If they say they’re a bailiff or enforcement agent, ask them to show you a badge, ID card or ‘enforcement agent certificate’. All registered bailiffs have to carry proof of who they are.

They’ll also need to tell you which company they’re from and give you a telephone contact number for the head office.

Tell them to pass the documents through your letterbox or show you at a window. Their proof of identity will show their name and what kind of bailiff they are.

To check their identity you should either:

  • check the certificated bailiffs register - if they say they’re a certificated enforcement agent
  • check the directory - if they say they’re a high court enforcement officer
  • contact the court that sent them - if they say they’re a county court bailiff, family court bailiff or a civilian enforcement officer

Tell them to leave if they can’t prove who they are. Say you’ll report them to the police if they don’t go. If they won’t leave you should call 999.

Check if the bailiff can force entry

The bailiff could have the right to force entry to your home or business if they’re collecting:

  • unpaid magistrates court fines, for example if you were given a fine for not paying your TV licence
  • tax debts for HM Revenue and Customs, for example if you owe income tax

They’ll need to show you proof of what you owe and a 'warrant' or a document called a ‘writ’ from a court. Check any documents are signed and in date and have your correct name and address.

They aren't allowed to break down your door - they have to use 'reasonable force'. This means they'll have to come back with a locksmith who will unlock the door.

It’s very unlikely they’ll do this - you’ll usually still have time to make an offer to sort out the debt.

It’s best to contact your local Citizens Advice for help if the bailiffs say they’re getting a locksmith to force entry to your home.

If you let the bailiff into your home

If you decide to let them in and you can’t afford to pay what you owe straight away you’ll normally have to make a 'controlled goods agreement'. This means you'll agree to a repayment plan and pay some bailiff fees.

If you don’t make an agreement the bailiffs could remove your things to sell and pay off your debt. Read more about what happens if bailiffs say they'll sell your belongings.

If the bailiff isn't allowed to force entry

If the bailiff is collecting any other kind of debt they aren't allowed to force entry.

This includes if they're collecting:

  • council tax arrears
  • credit card or catalogue debts
  • unpaid parking tickets
  • money you owe to energy or phone companies

You have the right to keep them outside and talk through the closed door. Make sure everyone else in your home knows not to let them in.

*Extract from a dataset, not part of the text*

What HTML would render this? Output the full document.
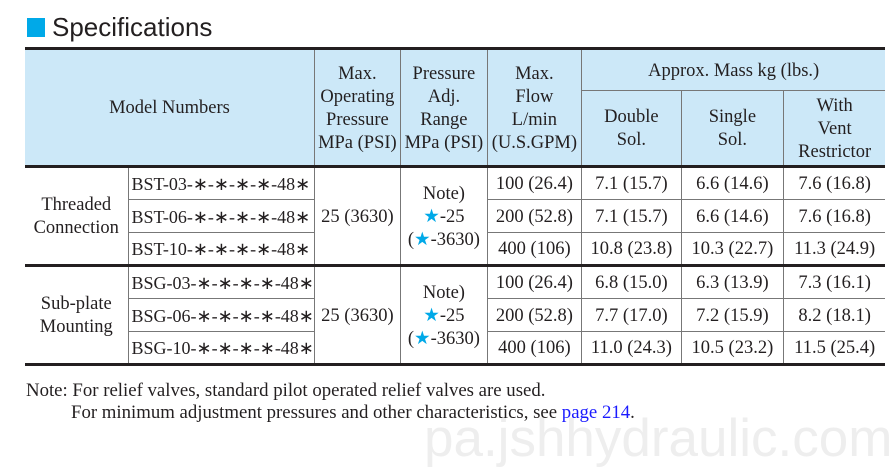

Ask for a full breakdown of the debt they’re collecting and who the ‘creditor’ is - this is the person or company they say you owe money to. Tell them to pass any documents through the letter-box or under the door.

Check that any documents they give you are still in date and have your correct name and address.

If it’s someone else’s debt, say you’ll contact the bailiff’s head office to explain and tell them to leave. Check how to prove it’s not your debt.

If it’s your debt, tell the bailiff to leave and say you’ll speak to their head office to make arrangements to pay.

The bailiff might say you have to pay them on the doorstep or you have to let them in - you don’t. They aren’t allowed to force their way into your home and they can’t bring a locksmith to help them get in.

They’ll normally leave if you refuse to let them in - but they’ll be back if you don’t arrange to pay your debt. It's important to do this as quickly as you can, otherwise the bailiffs can add fees to your debt.

You can complain if the bailiff won't leave and you think they're harassing you.

If you’ve broken a ‘controlled goods agreement’

You might get a letter called a 'notice of intention to re-enter' if you've broken a 'controlled goods agreement'. This means the bailiff has the right to enter your home using 'reasonable force'. They'll have to use a locksmith to unlock your door - they aren't allowed to break it down.

There could still be time to renegotiate your controlled goods agreement and stop the bailiffs from visiting - you should act quickly.